C. LE CONTRÔLE DES DEPENSES DES ONG

1. Les rémunérations des salariés

a) Les salariés du siège

La seule pratique contestable relevée a consisté, dans certains organismes, à accorder une hausse marquée des salaires (plus de 12 % par exemple à Coordination SUD), en une fois et sur une année, après un gel consécutif aux accords sur l'ARTT passés dans l'entreprise.

Par ailleurs, les ONG accordent souvent à leurs dirigeants et à certains salariés sur le terrain des facilités (par exemple la prise en charge des frais téléphoniques ou des dépenses d'eau et d'électricité) qui ne font en général pas l'objet de conventions déterminant les modalités précises de leur mise en oeuvre.

Il peut par ailleurs arriver qu'une relative confusion soit entretenue dans certains organismes entre statut de salarié et statut de consultant. Le GRET considère par exemple que ses salariés à temps partiel peuvent accomplir, sur le temps qui leur reste, des prestations de « consultance » pour l'association. Cette pratique, déontologiquement contestable, est impossible à encadrer, car il est difficile d'établir une distinction claire entre temps salarié consacré à l'ONG et temps dévolu aux activités de « consultance » pour la même ONG.

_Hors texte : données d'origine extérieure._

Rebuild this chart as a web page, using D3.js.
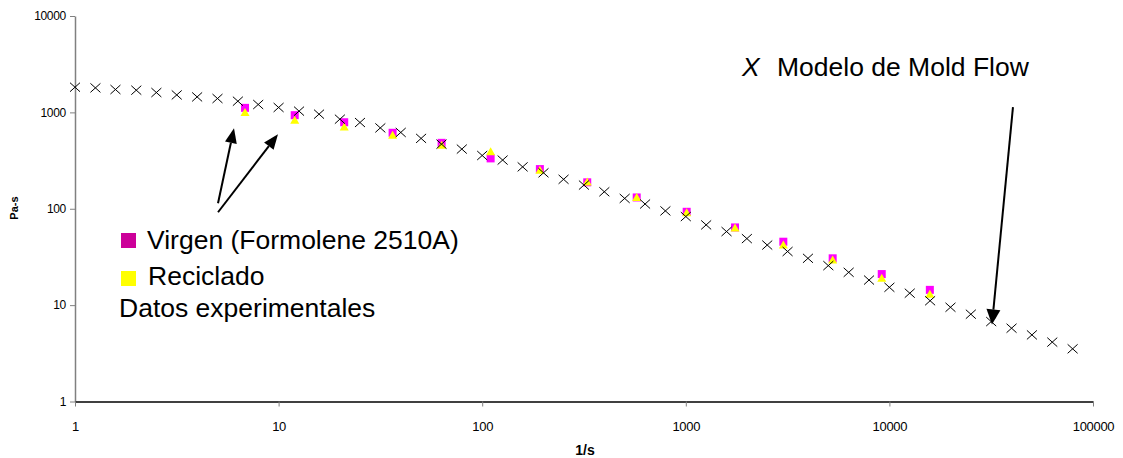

b) Les salariés expatriés et les salariés de recrutement local

Un certain laxisme prévaut dans la gestion des structures locales, la Cour a en particulier remarqué :

• des avances quasi-permanentes sur salaires, notamment pour les employés modestes ;

• des rémunérations accessoires accordées dans une grande opacité :

o primes diverses versées à l'ensemble du personnel local - mais à des taux différents selon le grade : primes de logement des cadres responsables (parfois même quand le loyer est pris en charge par l'association), primes de « terrain », de déplacement, d'ancienneté, et « primes autres » pour divers motifs rarement justifiés ;

o remboursement de l'hébergement et des fluides (eau, électricité, téléphone) des cadres responsables, même lorsque le contrat de travail ne contient aucun élément prévoyant la prise en charge des frais de cette nature ou que des primes sont par ailleurs versées pour y faire face.

Enfin, et bien que dans toutes les associations contrôlées leur taux soit en principe encadré par des textes, il arrive que les indemnités d'expatriation soient servies à certains salariés, de façon discrétionnaire, à un taux plus favorable que prévu par les textes.

2. Les dépenses des structures décentralisées

La Cour a pu observer que, d'une façon générale, les pièces ne sont pas - ou sont mal - contrôlées : les commissaires aux comptes locaux, lorsqu'il y en a, procèdent à des contrôles assez superficiels et, hormis sur les projets importants, il n'y a pas d'audit approfondi des dépenses par les structures centrales des organismes.

Le paiement de prestations essentiellement intellectuelles s'effectue par exemple sans aucune assurance que le service a été fait : le système repose sur la confiance et se fie aux déclarations des divers intervenants ; rares sont les pièces attestant la matérialité du service (listes de présence signées, fiches d'évaluation), et quand elles existent, elles sont souvent très sommaires.

Plusieurs autres postes susceptibles d'entraîner des pratiques irrégulières sont insuffisamment surveillés. Ainsi :

a) Les frais de mission et de déplacement

Ils ne sont pas toujours encadrés par des textes, la plupart des missions ne sont pas motivées et les pièces justificatives ne sont pratiquement jamais jointes.

Ces lacunes peuvent avoir des conséquences graves dans les structures locales. En effet, rares sont les associations qui ont établi un système de contrôle des comptes de leurs antennes locales leur permettant de détecter des anomalies ou des fraudes. La Cour a d'ailleurs relevé plusieurs cas équivoques de remboursements de frais ou de retraits de fonds sans justificatifs et portant sur des montants significatifs.

b) L'utilisation à titre privé des matériels des associations

Elle est parfois facilitée par des dispositions prises par l'ONG. On relève ainsi dans le manuel de l'équipier d'Eau Vive - qui est l'équivalent du règlement intérieur de l'association - les précisions suivantes concernant l'utilisation des véhicules:

« Un véhicule de fonction est la propriété d'Eau Vive et affecté en priorité aux missions. Cependant, ces véhicules de fonction peuvent être utilisés par les équipiers qui en disposent pour les déplacements bureau-domicile et autres menus déplacements en ville. (...) A titre exceptionnel, et avec l'accord du chef d'équipe, les véhicules de fonction peuvent être utilisés pour des déplacements personnels plus longs (brousse, ville à ville...). Les frais de carburant sont alors pris en charge en totalité par le salarié ».

De telles dispositions sont susceptibles d'engendrer des abus dans l'utilisation des matériels, elles pèsent sur les finances lorsque survient une panne ou un accident et pourraient en outre permettre de mettre en cause la responsabilité de l'organisme propriétaire.